• [STATED PROBLEM]:
Omit every picture, and retype the lines that run from the beginning of the data below through the line containing "const caption = '1913—1925 年俄国粮食产量变化曲线图';", inclusive.

• [TASK INPUT]:

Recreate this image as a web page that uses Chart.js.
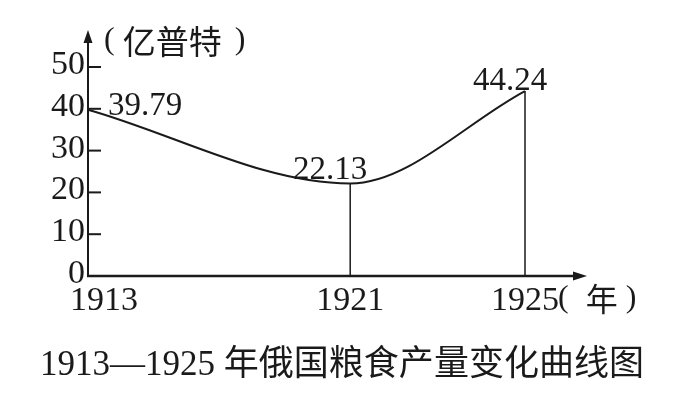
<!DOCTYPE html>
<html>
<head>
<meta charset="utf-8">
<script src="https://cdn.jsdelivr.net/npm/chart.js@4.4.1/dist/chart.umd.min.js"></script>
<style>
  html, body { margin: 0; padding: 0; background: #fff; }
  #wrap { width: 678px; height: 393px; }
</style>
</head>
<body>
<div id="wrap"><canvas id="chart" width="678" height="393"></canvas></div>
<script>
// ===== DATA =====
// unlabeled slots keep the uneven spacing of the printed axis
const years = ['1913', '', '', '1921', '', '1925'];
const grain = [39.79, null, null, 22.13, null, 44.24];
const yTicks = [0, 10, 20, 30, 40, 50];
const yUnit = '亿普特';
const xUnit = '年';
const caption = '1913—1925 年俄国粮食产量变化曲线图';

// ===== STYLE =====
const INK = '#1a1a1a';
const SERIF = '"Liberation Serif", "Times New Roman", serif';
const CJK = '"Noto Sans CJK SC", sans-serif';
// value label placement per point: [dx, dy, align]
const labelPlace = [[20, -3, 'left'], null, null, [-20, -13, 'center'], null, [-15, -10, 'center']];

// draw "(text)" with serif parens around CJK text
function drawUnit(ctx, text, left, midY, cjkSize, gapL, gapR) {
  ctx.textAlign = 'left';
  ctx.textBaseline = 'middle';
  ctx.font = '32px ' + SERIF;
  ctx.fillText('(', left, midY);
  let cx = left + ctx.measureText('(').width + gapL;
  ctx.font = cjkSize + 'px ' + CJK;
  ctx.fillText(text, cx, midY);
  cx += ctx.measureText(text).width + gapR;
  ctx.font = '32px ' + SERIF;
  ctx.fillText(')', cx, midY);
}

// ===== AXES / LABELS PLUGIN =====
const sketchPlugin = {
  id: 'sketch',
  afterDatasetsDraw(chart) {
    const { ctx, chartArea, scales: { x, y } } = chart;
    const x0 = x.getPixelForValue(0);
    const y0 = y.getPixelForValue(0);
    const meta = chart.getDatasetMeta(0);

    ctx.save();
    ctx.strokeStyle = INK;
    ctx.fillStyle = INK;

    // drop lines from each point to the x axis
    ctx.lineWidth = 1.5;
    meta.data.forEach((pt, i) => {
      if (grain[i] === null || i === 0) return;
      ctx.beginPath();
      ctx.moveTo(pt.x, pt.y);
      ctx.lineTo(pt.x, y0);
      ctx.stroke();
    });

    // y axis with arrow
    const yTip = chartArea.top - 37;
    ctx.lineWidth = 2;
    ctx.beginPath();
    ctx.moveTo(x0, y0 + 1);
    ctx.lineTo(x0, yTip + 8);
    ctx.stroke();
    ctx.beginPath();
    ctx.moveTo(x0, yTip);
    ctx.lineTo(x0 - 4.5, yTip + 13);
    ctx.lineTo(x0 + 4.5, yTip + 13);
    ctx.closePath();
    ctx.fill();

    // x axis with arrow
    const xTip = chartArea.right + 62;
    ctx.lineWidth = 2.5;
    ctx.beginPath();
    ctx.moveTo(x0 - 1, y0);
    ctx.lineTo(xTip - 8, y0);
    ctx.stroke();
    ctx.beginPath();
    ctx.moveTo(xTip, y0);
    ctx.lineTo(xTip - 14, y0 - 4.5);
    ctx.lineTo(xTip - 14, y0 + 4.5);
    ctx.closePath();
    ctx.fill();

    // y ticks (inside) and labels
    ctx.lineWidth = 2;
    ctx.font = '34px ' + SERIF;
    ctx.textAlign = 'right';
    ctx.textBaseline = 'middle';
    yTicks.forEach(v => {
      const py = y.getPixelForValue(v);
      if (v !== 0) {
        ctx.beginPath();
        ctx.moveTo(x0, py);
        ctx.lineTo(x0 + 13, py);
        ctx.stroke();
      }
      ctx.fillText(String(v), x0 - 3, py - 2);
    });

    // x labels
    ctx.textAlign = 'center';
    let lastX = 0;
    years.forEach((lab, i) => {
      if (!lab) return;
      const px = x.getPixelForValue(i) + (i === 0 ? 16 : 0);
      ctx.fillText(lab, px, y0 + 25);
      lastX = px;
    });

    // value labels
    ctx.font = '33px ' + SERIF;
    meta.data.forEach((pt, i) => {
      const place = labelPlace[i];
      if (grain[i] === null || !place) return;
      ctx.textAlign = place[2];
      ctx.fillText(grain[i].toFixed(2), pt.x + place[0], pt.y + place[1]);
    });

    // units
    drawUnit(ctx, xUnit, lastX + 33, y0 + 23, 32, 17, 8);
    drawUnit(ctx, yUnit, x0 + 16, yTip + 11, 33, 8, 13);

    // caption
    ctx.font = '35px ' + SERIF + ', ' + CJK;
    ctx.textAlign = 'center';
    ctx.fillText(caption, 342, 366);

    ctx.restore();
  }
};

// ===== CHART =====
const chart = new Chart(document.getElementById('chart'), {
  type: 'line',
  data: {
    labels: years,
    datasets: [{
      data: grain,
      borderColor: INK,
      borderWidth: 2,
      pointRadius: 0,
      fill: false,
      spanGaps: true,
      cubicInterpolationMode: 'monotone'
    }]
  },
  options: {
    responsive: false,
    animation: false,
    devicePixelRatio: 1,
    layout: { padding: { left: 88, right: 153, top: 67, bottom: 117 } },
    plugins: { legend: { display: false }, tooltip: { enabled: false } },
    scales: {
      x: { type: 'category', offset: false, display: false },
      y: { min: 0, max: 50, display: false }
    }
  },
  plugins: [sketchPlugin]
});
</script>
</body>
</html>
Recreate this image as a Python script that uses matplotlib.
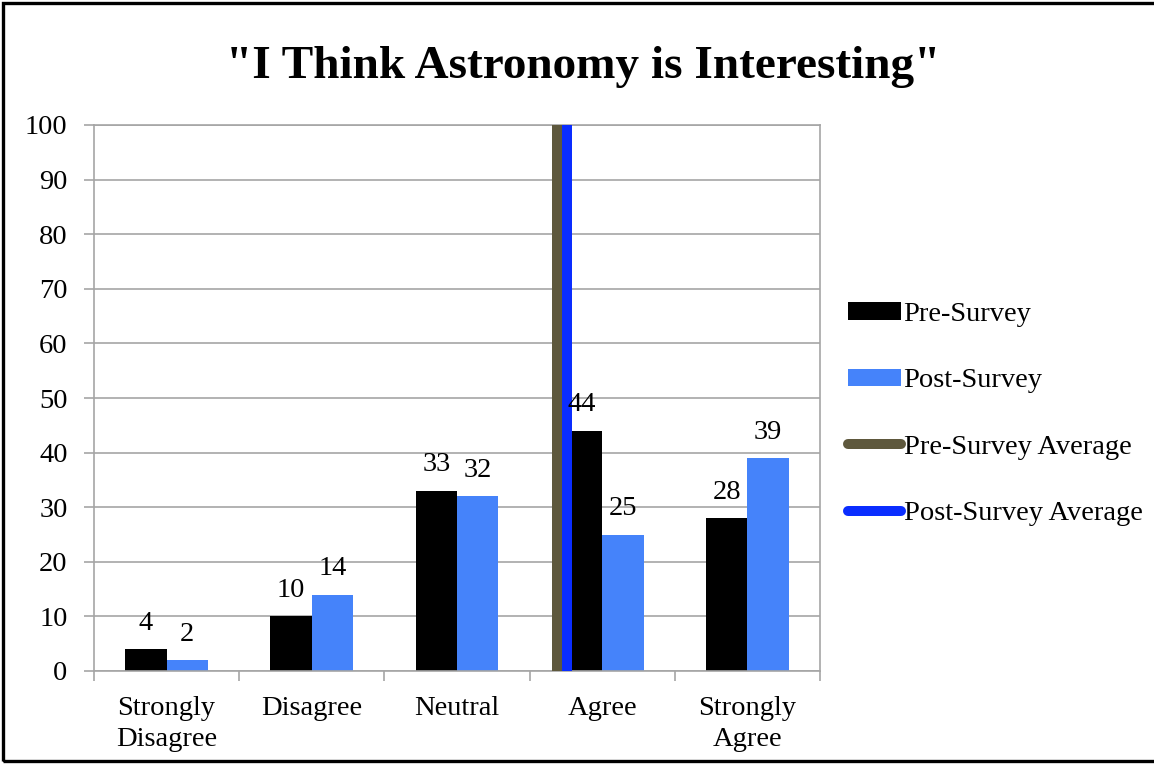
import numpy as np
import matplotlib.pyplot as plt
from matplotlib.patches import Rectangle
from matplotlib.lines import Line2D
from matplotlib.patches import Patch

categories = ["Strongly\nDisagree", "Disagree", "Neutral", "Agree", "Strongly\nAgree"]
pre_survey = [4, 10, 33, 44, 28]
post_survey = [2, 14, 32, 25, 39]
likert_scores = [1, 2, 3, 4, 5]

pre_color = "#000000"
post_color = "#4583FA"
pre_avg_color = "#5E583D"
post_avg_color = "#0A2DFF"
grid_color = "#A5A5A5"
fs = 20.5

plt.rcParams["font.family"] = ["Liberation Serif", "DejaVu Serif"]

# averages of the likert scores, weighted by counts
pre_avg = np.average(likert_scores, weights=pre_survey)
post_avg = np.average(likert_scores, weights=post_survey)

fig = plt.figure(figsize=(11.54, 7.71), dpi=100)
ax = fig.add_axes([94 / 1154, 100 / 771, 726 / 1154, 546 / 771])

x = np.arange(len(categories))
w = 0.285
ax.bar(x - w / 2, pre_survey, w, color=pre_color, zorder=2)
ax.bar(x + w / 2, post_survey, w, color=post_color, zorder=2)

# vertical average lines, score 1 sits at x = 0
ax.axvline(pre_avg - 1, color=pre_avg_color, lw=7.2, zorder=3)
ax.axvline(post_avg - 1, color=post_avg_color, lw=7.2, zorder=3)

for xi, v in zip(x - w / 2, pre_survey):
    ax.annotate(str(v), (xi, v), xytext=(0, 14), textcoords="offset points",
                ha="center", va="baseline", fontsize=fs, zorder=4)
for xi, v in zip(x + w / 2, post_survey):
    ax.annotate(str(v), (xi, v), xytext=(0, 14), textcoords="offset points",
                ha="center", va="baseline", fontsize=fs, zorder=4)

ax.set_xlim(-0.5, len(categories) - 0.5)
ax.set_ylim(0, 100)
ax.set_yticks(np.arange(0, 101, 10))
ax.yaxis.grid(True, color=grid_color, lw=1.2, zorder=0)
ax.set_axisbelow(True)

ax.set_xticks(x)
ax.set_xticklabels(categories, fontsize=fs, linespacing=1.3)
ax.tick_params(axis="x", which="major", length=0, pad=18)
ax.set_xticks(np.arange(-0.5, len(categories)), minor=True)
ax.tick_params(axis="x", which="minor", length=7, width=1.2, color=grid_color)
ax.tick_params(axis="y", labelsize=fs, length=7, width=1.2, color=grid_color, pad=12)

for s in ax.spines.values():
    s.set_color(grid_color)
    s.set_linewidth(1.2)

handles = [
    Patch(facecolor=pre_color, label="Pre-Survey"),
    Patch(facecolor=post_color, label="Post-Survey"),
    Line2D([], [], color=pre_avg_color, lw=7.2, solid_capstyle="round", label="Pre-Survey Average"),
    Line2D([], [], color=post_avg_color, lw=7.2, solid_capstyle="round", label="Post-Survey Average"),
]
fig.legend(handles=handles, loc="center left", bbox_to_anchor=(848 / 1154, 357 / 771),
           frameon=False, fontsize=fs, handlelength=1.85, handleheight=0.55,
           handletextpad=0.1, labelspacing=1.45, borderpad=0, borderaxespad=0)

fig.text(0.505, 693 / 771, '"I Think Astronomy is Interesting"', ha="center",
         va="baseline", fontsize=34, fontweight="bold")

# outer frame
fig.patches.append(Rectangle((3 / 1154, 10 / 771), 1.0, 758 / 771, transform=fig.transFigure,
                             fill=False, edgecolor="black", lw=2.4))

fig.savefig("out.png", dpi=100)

• [TASK OUTPUT]:
Recreate this image as a web page that uses Chart.js.
<!DOCTYPE html>
<html>
<head>
<meta charset="utf-8">
<script src="https://cdn.jsdelivr.net/npm/chart.js@4.4.1/dist/chart.umd.min.js"></script>
<style>
  html, body { margin: 0; padding: 0; background: #fff; }
  #wrap { width: 678px; height: 393px; }
</style>
</head>
<body>
<div id="wrap"><canvas id="chart" width="678" height="393"></canvas></div>
<script>
// ===== DATA =====
// unlabeled slots keep the uneven spacing of the printed axis
const years = ['1913', '', '', '1921', '', '1925'];
const grain = [39.79, null, null, 22.13, null, 44.24];
const yTicks = [0, 10, 20, 30, 40, 50];
const yUnit = '亿普特';
const xUnit = '年';
const caption = '1913—1925 年俄国粮食产量变化曲线图';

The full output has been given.